Presence doesn’t coincide, therefore, with body: it’s more carried by the body. The condition of presence is that of a landscape that isn’t resolved within a singular element or a shape of the body, but that is spread across the entirety of organic information that predisposes a complex and structured relationship with time and space.

 

I.2. Perception

Perception is action.. Presence begins to take shape from organization. To perceive something differently brings about unforeseen action. It’s about thinking about the body as a body-landscape, a body of multiple possible apparitions as well as camouflage, metamorphosis, annulment, dissolution. In this state of maximum awareness and perceptive tendencies, it’s possible to begin a kinetic tracing made out of three dimensionality and volumes, selecting origins and vectors of motion’s transmissions. This is possible only through the mastery of a geographic perception of the body, and by following the precise and legible logic of its internal functions. Perception is internal radiation, a movement and collocation of weight, alignment, balance and out of balancing, and pressure points. Perception is bony three dimensions, the body as a probe, an extension of the body’s senses.

 

I.3. Space

Body is space and it inhabits space. Space exists within the body – physiological space, micro-movements, and its sensate geography – just as there exists a space outside of the body, drawn by the body through the patterns in its trajectory.

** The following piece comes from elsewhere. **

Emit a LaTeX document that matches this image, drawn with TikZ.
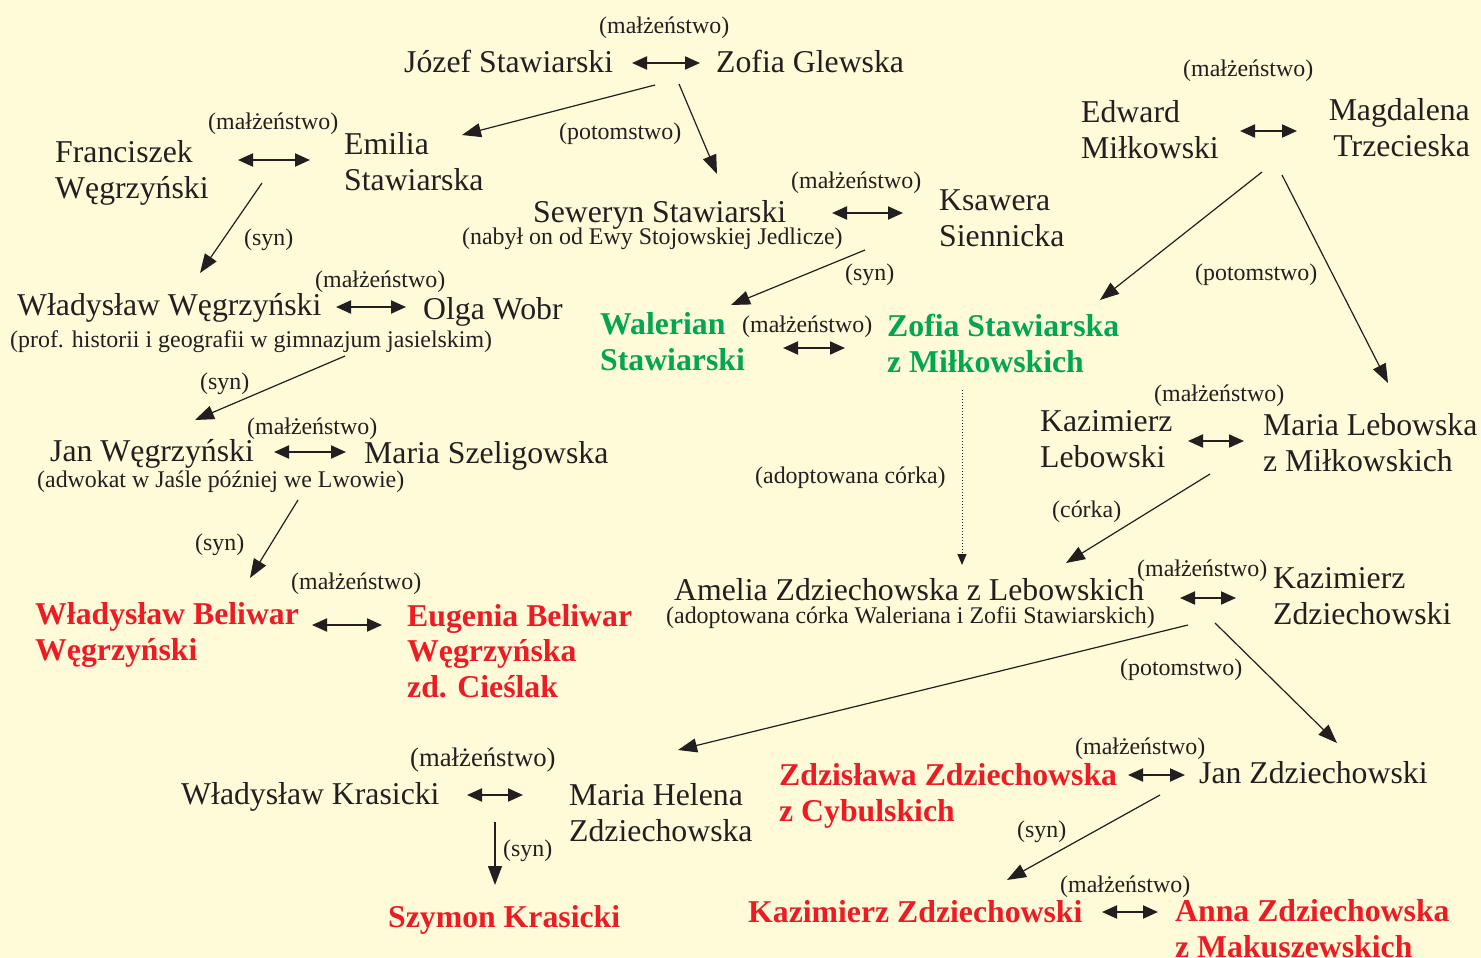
\documentclass[tikz,border=0pt]{standalone}
\usepackage{fontspec}
\setmainfont{Liberation Serif}
\usetikzlibrary{arrows.meta}
\definecolor{tlo}{HTML}{FFFAD7}
\definecolor{tekst}{HTML}{231F20}
\definecolor{czerwony}{HTML}{ED1C24}
\definecolor{zielony}{HTML}{00A651}

\begin{document}
\begin{tikzpicture}
  [x=1pt,y=-1pt,
   every node/.style={inner sep=0pt,anchor=base west,align=left,text=tekst,
     font=\fontsize{31.75}{35.5}\selectfont},
   opis/.style={font=\fontsize{23.9}{26}\selectfont},
   czerw/.style={text=czerwony,font=\fontsize{31.75}{35.5}\selectfont\bfseries},
   ziel/.style={text=zielony,font=\fontsize{31.75}{35.5}\selectfont\bfseries},
   slub/.style={{Triangle[length=15pt,width=13pt]}-{Triangle[length=15pt,width=13pt]},
     line width=2pt,draw=tekst},
   rod/.style={-{Triangle[length=19pt,width=14pt]},line width=1.2pt,draw=tekst},
   adop/.style={-{Triangle[length=11pt,width=9pt]},line width=1pt,dotted,draw=tekst}]
  \fill[tlo] (0,0) rectangle (1481,958);
  \useasboundingbox (0,0) rectangle (1481,958);
  % Stawiarscy (wieloliniowe: wsp. = linia bazowa ostatniego wiersza)
  \node[opis] (m1) at (599,34) {(małżeństwo)};
  \node (jozef) at (404,73) {Józef Stawiarski};
  \node (zofiag) at (716,73) {Zofia Glewska};
  \node[opis] (p1) at (559,139) {(potomstwo)};
  \node[opis] (m2) at (208,129) {(małżeństwo)};
  \node (franc) at (55,198) {Franciszek\\Węgrzyński};
  \node (emilia) at (344,190) {Emilia\\Stawiarska};
  \node[opis] (s1) at (244,245) {(syn)};
  \node[opis] (m3) at (315,287) {(małżeństwo)};
  \node (wladw) at (17,315) {Władysław Węgrzyński};
  \node (olga) at (423,319) {Olga Wobr};
  \node[opis] (prof) at (10,347) {(prof. historii i geografii w gimnazjum jasielskim)};
  \node[opis] (s2) at (200,389) {(syn)};
  \node[opis] (m4) at (247,434) {(małżeństwo)};
  \node (jan) at (50,461) {Jan Węgrzyński};
  \node (marias) at (364,463) {Maria Szeligowska};
  \node[opis] (adw) at (37,487) {(adwokat w Jaśle później we Lwowie)};
  \node[opis] (s3) at (195,550) {(syn)};
  \node[opis] (m5) at (291,589) {(małżeństwo)};
  \node[czerw] (wladb) at (35,660) {Władysław Beliwar\\Węgrzyński};
  \node[czerw] (eugenia) at (407,697) {Eugenia Beliwar\\Węgrzyńska\\zd. Cieślak};
  \node[opis] (m6) at (791,188) {(małżeństwo)};
  \node (seweryn) at (533,222) {Seweryn Stawiarski};
  \node[opis] (nabyl) at (462,244) {(nabył on od Ewy Stojowskiej Jedlicze)};
  \node (ksawera) at (939,246) {Ksawera\\Siennicka};
  \node[opis] (s4) at (845,280) {(syn)};
  \node[ziel] (walerian) at (600,370) {Walerian\\Stawiarski};
  \node[opis] (m7) at (742,332) {(małżeństwo)};
  \node[ziel] (zofias) at (887,372) {Zofia Stawiarska\\z Miłkowskich};
  % Miłkowscy
  \node[opis] (m8) at (1183,77) {(małżeństwo)};
  \node (edward) at (1081,158) {Edward\\Miłkowski};
  \node[align=right,anchor=base east] (magda) at (1470,156) {Magdalena\\Trzecieska};
  \node[opis] (p2) at (1195,280) {(potomstwo)};
  \node[opis] (m9) at (1154,401) {(małżeństwo)};
  \node (kazl) at (1040,467) {Kazimierz\\Lebowski};
  \node (marial) at (1263,471) {Maria Lebowska\\z Miłkowskich};
  \node[opis] (adopt) at (755,483) {(adoptowana córka)};
  \node[opis] (corka) at (1052,517) {(córka)};
  % Zdziechowscy
  \node (amelia) at (674,600) {Amelia Zdziechowska z Lebowskich};
  \node[opis] (adopt2) at (666,623) {(adoptowana córka Waleriana i Zofii Stawiarskich)};
  \node[opis] (m10) at (1137,576) {(małżeństwo)};
  \node (kazz) at (1273,624) {Kazimierz\\Zdziechowski};
  \node[opis] (p3) at (1120,675) {(potomstwo)};
  \node[opis,font=\fontsize{26.7}{28}\selectfont] (m11) at (410,766) {(małżeństwo)};
  \node (wladk) at (181,804) {Władysław Krasicki};
  \node (mariah) at (569,841) {Maria Helena\\Zdziechowska};
  \node[opis] (s5) at (503,856) {(syn)};
  \node[czerw] (szymon) at (388,927) {Szymon Krasicki};
  \node[opis] (m12) at (1075,754) {(małżeństwo)};
  \node[czerw] (zdzis) at (779,821) {Zdzisława Zdziechowska\\z Cybulskich};
  \node (janz) at (1199,783) {Jan Zdziechowski};
  \node[opis] (s6) at (1017,837) {(syn)};
  \node[opis] (m13) at (1060,892) {(małżeństwo)};
  \node[czerw] (kazzd) at (748,922) {Kazimierz Zdziechowski};
  \node[czerw] (anna) at (1175,957) {Anna Zdziechowska\\z Makuszewskich};
  % punkty strzalek
  \coordinate (js1) at (632,63);   \coordinate (js2) at (700,63);
  \coordinate (fw1) at (238,160);  \coordinate (fw2) at (310,160);
  \coordinate (ww1) at (336,307);  \coordinate (ww2) at (406,307);
  \coordinate (jw1) at (274,452);  \coordinate (jw2) at (346,452);
  \coordinate (bw1) at (312,625);  \coordinate (bw2) at (382,625);
  \coordinate (ss1) at (832,213);  \coordinate (ss2) at (903,213);
  \coordinate (wz1) at (783,348);  \coordinate (wz2) at (845,348);
  \coordinate (em1) at (1240,131); \coordinate (em2) at (1297,131);
  \coordinate (kl1) at (1188,441); \coordinate (kl2) at (1244,441);
  \coordinate (az1) at (1180,598); \coordinate (az2) at (1236,598);
  \coordinate (wk1) at (467,795);  \coordinate (wk2) at (523,795);
  \coordinate (zj1) at (1128,775); \coordinate (zj2) at (1185,775);
  \coordinate (ka1) at (1102,912); \coordinate (ka2) at (1158,912);
  \coordinate (d1a) at (655,85);   \coordinate (d1b) at (462,135);
  \coordinate (d2a) at (679,84);   \coordinate (d2b) at (717,174);
  \coordinate (d3a) at (262,183);  \coordinate (d3b) at (200,273);
  \coordinate (d4a) at (865,250);  \coordinate (d4b) at (731,305);
  \coordinate (d5a) at (345,356);  \coordinate (d5b) at (195,420);
  \coordinate (d6a) at (298,500);  \coordinate (d6b) at (250,578);
  \coordinate (d7a) at (1262,172); \coordinate (d7b) at (1100,300);
  \coordinate (d8a) at (1282,175); \coordinate (d8b) at (1388,383);
  \coordinate (d9a) at (1210,474); \coordinate (d9b) at (1066,563);
  \coordinate (d10a) at (1188,625); \coordinate (d10b) at (678,750);
  \coordinate (d11a) at (1215,623); \coordinate (d11b) at (1337,743);
  \coordinate (d12a) at (495,822);  \coordinate (d12b) at (495,885);
  \coordinate (d13a) at (1160,795); \coordinate (d13b) at (1007,880);
  \coordinate (ad1) at (962,390);   \coordinate (ad2) at (962,565);
  \foreach \from/\to in {js1/js2, fw1/fw2, ww1/ww2, jw1/jw2, bw1/bw2, ss1/ss2, wz1/wz2,
      em1/em2, kl1/kl2, az1/az2, wk1/wk2, zj1/zj2, ka1/ka2}
    \draw[slub] (\from) -- (\to);
  \foreach \from/\to in {d1a/d1b, d2a/d2b, d3a/d3b, d4a/d4b, d5a/d5b, d6a/d6b, d7a/d7b,
      d8a/d8b, d9a/d9b, d10a/d10b, d11a/d11b, d12a/d12b, d13a/d13b}
    \draw[rod] (\from) -- (\to);
  \draw[adop] (ad1) -- (ad2);
\end{tikzpicture}
\end{document}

Making space with our body thus means to perceive everything in 360 degrees, making our body into an architecture thanks to our precise awareness of where every part of the body is located relative to our core, and the possible reactions that our shifting weight can have on it. It’s about perceiving motion based upon its nodes, it’s horizontal planes of rotation and articulation; predisposed and potentially active even while still, at rest. Everything is immanent. To move means, in other words, to draw space around our body: to arrange motion as a trace impressed upon an invisible volume of air.

 

I.4. Time

Drawing space with our bodies allows us to give shape to time. It’s an elegy to troubled time, wherein time itself unhinges in order to mark the passage from time of shapes to the shapes of time. Here, in this landscape, we can see things clearly – presence of body is illuminated, and the atmosphere of the scene distends – blooming like in a photographic negative. Then what’s left, that which remains within the scene, is a flash of nothing, an almost-nothing, a luminous trace that’s light amongst every other luminous and light thing: what’s left is an indefinite sensation, a trace, an impression.

 

I.5. Atmosphere

Atmosphere is the temperature of the scene, the way in which bodies and other entities meet in a transitory shape. Atmosphere is a state of things that is latently given: it’s a feeling one lives in. The atmospheres that the scenes create are the ways through which they provoke impressions in the viewers, producing effects, images that speak to our emotional perception which survive in our memories. Gestures, shafts of light, pulsing sounds, these are the things that leave their sign the most – colours and brilliances.

There where atmosphere shrinks in presence, presence illuminates within the atmosphere.